**Prompt:**
Records follow. Pull out every line that contains "chart".

..............................

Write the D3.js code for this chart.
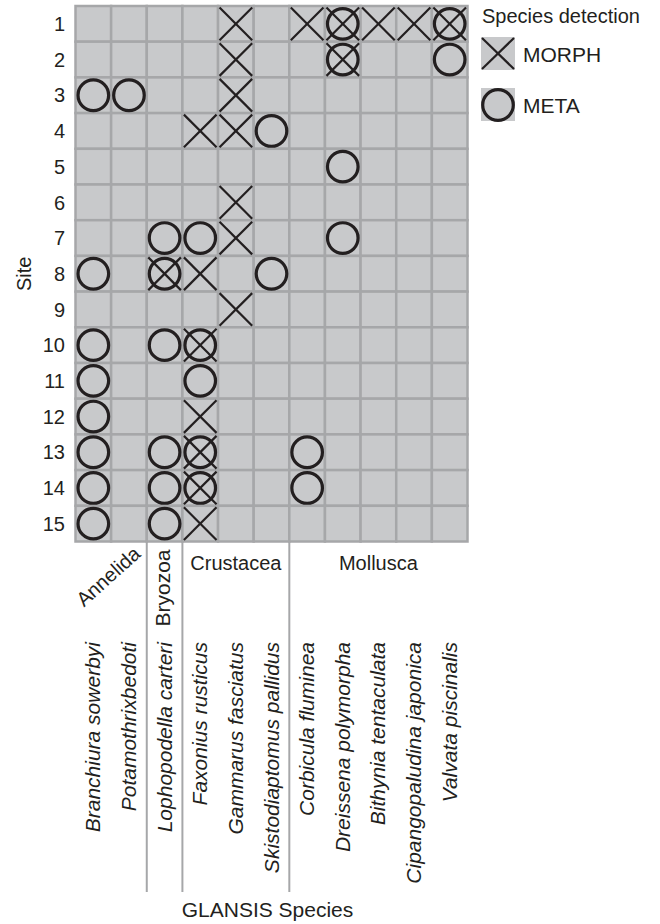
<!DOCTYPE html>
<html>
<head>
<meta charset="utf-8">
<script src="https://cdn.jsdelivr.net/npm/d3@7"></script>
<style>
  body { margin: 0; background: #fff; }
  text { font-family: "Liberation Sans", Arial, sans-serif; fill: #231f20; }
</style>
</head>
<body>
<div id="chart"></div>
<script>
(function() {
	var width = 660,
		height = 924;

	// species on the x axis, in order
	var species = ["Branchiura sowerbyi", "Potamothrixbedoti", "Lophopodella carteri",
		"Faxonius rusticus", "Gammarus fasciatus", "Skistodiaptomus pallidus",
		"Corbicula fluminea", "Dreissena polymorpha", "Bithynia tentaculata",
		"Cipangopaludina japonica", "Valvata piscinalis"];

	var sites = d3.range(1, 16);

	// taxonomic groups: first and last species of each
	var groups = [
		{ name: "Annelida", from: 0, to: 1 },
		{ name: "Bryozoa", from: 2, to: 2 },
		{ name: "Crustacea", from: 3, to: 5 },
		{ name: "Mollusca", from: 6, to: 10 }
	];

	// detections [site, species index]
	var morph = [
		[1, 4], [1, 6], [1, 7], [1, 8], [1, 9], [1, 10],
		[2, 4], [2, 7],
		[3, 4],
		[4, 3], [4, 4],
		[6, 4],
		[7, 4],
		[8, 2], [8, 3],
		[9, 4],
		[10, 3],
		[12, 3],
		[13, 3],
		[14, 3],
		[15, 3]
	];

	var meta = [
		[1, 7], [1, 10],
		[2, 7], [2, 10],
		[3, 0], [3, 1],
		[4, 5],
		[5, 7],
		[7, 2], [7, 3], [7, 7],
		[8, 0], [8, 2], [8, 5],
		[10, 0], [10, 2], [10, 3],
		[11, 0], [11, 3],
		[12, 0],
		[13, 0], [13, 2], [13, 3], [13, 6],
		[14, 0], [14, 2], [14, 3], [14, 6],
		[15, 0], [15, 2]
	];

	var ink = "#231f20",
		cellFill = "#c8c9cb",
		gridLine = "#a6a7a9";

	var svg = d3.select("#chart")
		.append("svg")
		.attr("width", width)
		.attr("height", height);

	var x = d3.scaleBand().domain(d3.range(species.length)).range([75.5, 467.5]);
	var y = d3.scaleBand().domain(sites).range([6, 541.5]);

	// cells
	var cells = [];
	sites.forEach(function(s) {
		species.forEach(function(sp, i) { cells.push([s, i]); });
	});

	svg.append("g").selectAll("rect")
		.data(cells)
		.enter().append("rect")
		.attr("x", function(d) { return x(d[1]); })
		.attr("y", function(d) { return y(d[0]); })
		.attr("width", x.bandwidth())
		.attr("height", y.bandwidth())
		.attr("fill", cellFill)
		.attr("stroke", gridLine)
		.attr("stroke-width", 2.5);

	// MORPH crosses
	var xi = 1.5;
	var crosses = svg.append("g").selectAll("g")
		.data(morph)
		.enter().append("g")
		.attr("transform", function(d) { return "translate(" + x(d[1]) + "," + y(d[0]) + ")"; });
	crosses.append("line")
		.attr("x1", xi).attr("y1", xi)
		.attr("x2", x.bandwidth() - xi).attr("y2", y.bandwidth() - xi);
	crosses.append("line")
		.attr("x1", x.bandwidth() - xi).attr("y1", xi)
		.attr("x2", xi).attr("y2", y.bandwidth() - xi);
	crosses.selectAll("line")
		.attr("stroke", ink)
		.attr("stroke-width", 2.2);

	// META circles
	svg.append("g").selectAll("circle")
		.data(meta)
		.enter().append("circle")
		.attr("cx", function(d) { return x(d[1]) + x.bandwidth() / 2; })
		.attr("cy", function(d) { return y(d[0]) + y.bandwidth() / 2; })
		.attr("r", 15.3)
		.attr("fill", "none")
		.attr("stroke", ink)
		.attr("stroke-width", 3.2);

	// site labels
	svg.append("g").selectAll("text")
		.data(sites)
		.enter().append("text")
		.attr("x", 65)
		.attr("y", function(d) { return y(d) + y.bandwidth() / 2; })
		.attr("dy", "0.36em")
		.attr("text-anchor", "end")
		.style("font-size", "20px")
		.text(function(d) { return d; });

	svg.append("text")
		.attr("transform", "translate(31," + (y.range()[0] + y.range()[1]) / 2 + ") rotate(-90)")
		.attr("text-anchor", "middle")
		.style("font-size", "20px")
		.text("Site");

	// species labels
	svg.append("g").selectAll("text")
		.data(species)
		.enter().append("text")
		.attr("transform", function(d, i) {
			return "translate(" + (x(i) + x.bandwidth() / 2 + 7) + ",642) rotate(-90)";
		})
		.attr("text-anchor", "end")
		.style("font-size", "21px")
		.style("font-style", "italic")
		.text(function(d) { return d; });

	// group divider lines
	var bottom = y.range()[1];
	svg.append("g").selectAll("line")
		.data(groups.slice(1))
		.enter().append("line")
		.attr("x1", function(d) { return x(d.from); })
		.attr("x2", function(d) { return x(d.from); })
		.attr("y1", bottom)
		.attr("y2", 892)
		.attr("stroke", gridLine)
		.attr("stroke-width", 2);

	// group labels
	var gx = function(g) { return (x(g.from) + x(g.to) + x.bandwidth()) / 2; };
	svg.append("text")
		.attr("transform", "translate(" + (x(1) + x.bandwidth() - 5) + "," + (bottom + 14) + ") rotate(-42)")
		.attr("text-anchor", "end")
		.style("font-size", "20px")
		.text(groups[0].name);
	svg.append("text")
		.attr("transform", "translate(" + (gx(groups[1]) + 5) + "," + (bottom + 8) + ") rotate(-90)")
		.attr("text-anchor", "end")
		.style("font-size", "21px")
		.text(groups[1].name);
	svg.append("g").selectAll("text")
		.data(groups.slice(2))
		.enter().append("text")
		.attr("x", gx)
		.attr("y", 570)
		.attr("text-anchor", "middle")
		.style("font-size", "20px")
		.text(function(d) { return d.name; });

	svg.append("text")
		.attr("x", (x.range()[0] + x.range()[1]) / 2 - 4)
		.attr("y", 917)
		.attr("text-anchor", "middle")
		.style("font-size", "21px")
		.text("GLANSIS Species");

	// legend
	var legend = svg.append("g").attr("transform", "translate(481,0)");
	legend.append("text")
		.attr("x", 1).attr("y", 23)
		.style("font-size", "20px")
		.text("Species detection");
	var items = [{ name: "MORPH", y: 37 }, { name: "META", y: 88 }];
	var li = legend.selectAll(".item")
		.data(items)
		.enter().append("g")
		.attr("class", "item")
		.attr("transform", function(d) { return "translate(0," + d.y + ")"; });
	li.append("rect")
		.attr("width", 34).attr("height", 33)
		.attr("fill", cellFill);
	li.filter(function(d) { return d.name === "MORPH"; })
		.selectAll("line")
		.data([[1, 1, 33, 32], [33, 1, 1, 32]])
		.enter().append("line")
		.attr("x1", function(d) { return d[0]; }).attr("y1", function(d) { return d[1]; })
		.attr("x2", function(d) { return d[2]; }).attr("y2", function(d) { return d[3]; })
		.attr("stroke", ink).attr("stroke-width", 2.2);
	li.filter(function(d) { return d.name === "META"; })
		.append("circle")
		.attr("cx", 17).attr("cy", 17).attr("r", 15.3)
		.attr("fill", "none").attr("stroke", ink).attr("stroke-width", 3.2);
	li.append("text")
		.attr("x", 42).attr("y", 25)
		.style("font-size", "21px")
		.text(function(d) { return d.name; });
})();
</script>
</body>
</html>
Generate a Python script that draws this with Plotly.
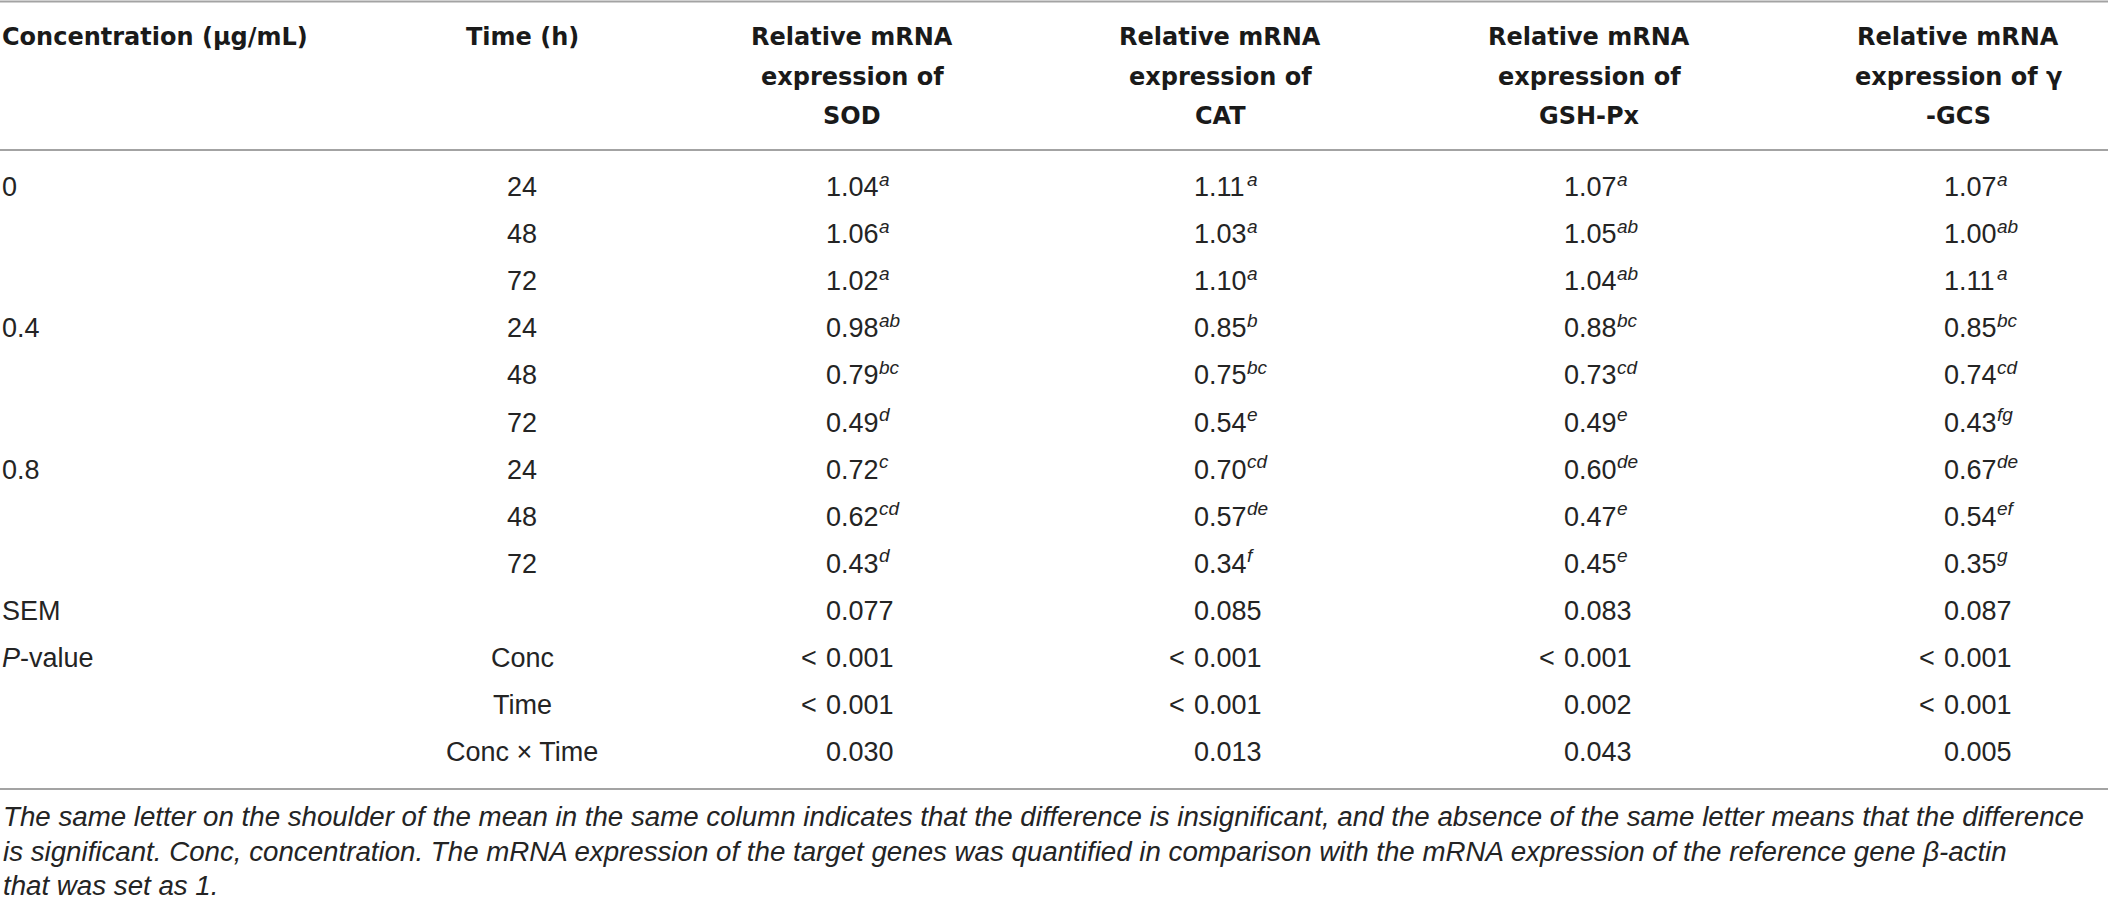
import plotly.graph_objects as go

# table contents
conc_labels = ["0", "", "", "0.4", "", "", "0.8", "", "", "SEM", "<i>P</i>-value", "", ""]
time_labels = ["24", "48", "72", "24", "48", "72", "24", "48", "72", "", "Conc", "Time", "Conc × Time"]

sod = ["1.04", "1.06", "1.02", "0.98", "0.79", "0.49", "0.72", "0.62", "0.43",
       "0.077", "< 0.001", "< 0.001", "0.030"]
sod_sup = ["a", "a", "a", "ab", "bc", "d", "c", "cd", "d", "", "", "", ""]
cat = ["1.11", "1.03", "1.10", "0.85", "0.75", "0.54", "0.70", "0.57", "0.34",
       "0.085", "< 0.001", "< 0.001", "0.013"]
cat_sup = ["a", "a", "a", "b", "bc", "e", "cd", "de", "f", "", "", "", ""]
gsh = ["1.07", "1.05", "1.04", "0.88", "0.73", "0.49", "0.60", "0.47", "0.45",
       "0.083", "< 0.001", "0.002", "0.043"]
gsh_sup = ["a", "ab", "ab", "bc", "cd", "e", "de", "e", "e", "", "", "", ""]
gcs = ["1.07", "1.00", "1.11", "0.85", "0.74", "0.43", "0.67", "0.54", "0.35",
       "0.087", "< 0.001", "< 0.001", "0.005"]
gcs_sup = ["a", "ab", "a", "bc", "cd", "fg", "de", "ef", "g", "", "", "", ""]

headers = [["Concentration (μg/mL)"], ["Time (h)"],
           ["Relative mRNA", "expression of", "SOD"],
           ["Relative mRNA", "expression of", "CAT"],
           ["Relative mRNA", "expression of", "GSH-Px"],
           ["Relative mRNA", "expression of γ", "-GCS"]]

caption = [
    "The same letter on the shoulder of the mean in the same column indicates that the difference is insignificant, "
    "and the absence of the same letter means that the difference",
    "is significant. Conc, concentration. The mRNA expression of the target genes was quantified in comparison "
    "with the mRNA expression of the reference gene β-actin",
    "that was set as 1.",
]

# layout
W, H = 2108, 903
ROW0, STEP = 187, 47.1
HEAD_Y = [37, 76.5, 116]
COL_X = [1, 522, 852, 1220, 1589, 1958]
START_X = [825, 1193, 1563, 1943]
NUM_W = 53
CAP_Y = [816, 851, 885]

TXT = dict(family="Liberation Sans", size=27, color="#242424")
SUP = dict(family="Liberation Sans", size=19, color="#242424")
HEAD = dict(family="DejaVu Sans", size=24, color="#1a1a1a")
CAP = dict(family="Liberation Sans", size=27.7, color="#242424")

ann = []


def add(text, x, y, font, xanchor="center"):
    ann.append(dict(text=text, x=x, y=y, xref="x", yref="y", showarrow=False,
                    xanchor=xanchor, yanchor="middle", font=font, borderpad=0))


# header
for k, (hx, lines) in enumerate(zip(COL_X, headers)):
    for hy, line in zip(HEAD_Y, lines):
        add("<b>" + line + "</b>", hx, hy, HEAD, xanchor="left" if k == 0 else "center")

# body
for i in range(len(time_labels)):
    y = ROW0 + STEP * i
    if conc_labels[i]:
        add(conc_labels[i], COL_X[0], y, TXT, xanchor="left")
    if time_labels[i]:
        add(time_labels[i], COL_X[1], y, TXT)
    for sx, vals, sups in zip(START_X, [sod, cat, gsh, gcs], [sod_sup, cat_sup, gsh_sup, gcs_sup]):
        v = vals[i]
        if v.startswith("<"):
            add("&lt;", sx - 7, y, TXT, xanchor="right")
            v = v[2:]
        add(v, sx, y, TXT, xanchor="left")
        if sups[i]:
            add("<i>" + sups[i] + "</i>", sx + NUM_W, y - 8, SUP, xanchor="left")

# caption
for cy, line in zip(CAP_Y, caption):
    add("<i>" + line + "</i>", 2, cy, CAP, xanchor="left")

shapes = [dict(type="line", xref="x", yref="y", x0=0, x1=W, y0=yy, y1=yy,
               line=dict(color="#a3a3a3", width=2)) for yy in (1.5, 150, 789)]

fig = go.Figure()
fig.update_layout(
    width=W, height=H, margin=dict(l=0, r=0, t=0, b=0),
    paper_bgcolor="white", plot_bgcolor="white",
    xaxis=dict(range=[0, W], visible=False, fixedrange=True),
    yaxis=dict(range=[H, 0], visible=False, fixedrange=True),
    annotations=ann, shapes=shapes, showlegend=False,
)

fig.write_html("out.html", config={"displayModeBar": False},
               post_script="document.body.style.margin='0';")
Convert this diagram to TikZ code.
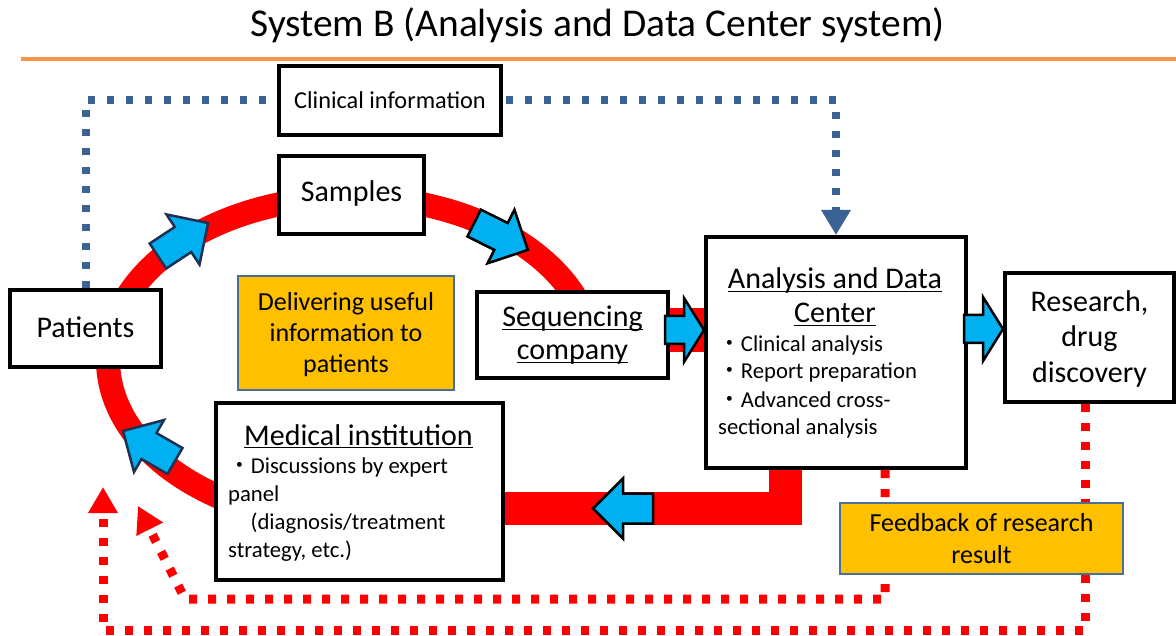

..............................

**Worked answer:**
Write the D3.js code for this chart.
<div id="chart"></div>
	var svg = d3.select("#chart")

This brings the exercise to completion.